## [EXERCISE DETAILS]
Copy out all lines carrying the word "Write".

## [DATA TO USE]
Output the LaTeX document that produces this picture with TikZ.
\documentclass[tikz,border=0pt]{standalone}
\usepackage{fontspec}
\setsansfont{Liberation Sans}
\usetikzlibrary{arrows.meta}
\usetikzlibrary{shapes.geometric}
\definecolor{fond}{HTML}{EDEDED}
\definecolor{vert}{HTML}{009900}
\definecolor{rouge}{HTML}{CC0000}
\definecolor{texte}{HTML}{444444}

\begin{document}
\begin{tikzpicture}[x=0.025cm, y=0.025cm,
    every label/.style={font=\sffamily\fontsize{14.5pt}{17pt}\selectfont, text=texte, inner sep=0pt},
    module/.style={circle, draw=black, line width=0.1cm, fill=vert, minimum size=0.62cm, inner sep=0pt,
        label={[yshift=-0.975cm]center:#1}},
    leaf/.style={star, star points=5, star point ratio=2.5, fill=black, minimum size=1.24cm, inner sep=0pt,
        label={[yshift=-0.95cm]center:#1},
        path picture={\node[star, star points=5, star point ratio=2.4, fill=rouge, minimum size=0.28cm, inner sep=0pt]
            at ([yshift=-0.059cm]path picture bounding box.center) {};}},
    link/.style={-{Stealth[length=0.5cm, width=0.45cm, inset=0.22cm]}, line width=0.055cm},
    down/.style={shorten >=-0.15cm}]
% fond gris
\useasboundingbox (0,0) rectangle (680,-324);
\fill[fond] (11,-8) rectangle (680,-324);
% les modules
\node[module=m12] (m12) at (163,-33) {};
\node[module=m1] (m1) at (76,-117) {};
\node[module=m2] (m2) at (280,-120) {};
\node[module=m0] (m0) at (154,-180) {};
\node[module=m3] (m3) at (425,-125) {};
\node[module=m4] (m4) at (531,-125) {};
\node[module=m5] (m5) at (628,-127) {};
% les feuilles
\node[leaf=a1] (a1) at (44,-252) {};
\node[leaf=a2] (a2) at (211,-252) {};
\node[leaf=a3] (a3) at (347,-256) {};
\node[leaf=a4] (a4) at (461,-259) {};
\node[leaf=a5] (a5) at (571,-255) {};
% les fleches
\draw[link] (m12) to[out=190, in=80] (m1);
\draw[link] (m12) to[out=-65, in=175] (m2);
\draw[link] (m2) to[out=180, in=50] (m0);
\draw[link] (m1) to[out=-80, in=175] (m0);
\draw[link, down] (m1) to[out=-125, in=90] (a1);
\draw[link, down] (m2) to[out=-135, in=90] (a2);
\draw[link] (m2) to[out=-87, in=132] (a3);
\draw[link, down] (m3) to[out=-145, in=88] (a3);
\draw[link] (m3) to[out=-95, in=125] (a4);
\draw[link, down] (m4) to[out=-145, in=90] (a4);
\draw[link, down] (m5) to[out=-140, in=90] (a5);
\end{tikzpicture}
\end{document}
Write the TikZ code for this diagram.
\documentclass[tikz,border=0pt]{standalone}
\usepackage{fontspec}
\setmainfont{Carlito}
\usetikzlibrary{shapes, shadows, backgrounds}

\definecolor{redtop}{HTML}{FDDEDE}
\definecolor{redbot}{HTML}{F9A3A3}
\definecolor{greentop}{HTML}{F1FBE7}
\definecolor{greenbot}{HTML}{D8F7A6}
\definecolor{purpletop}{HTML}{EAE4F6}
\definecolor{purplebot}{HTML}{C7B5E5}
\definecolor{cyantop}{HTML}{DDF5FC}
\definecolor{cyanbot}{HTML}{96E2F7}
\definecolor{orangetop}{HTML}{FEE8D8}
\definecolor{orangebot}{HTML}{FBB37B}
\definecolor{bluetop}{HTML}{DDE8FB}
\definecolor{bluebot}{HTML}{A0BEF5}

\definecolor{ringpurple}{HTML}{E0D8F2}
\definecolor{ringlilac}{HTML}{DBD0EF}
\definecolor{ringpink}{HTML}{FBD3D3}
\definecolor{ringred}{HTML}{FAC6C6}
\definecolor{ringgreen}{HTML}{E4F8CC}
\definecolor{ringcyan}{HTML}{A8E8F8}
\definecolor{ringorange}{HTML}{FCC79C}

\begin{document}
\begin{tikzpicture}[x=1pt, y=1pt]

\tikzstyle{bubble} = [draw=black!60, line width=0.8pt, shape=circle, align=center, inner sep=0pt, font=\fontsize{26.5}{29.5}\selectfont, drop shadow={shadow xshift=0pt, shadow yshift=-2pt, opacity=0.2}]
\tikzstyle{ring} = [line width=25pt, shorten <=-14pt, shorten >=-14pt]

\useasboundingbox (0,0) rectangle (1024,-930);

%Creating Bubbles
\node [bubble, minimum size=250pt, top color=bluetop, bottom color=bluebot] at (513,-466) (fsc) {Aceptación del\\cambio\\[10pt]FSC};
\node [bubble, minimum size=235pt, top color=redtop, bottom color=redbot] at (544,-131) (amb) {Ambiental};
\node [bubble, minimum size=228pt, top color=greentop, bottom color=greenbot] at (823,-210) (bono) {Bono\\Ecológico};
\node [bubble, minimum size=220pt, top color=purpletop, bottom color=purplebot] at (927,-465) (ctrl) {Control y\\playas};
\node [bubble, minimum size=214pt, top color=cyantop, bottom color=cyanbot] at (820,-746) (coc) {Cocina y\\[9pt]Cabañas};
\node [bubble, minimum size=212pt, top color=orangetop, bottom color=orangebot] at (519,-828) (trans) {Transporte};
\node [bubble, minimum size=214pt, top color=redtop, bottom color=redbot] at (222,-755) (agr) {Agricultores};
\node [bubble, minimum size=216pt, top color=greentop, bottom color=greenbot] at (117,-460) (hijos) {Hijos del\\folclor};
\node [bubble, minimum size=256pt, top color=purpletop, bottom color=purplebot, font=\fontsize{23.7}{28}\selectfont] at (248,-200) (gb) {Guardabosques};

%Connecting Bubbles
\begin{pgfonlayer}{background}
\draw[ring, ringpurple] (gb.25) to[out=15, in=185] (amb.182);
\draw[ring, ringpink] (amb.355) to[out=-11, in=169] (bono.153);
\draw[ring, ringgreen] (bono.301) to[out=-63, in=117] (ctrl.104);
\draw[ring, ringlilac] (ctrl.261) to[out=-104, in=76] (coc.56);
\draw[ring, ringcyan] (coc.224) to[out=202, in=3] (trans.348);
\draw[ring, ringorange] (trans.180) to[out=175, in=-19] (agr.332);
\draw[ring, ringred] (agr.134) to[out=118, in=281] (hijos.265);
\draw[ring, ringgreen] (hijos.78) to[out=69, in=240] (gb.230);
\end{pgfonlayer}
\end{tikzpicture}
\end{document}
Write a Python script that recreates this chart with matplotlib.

## [EXERCISE ANSWER]
Write the TikZ code for this diagram.
Write a Python script that recreates this chart with matplotlib.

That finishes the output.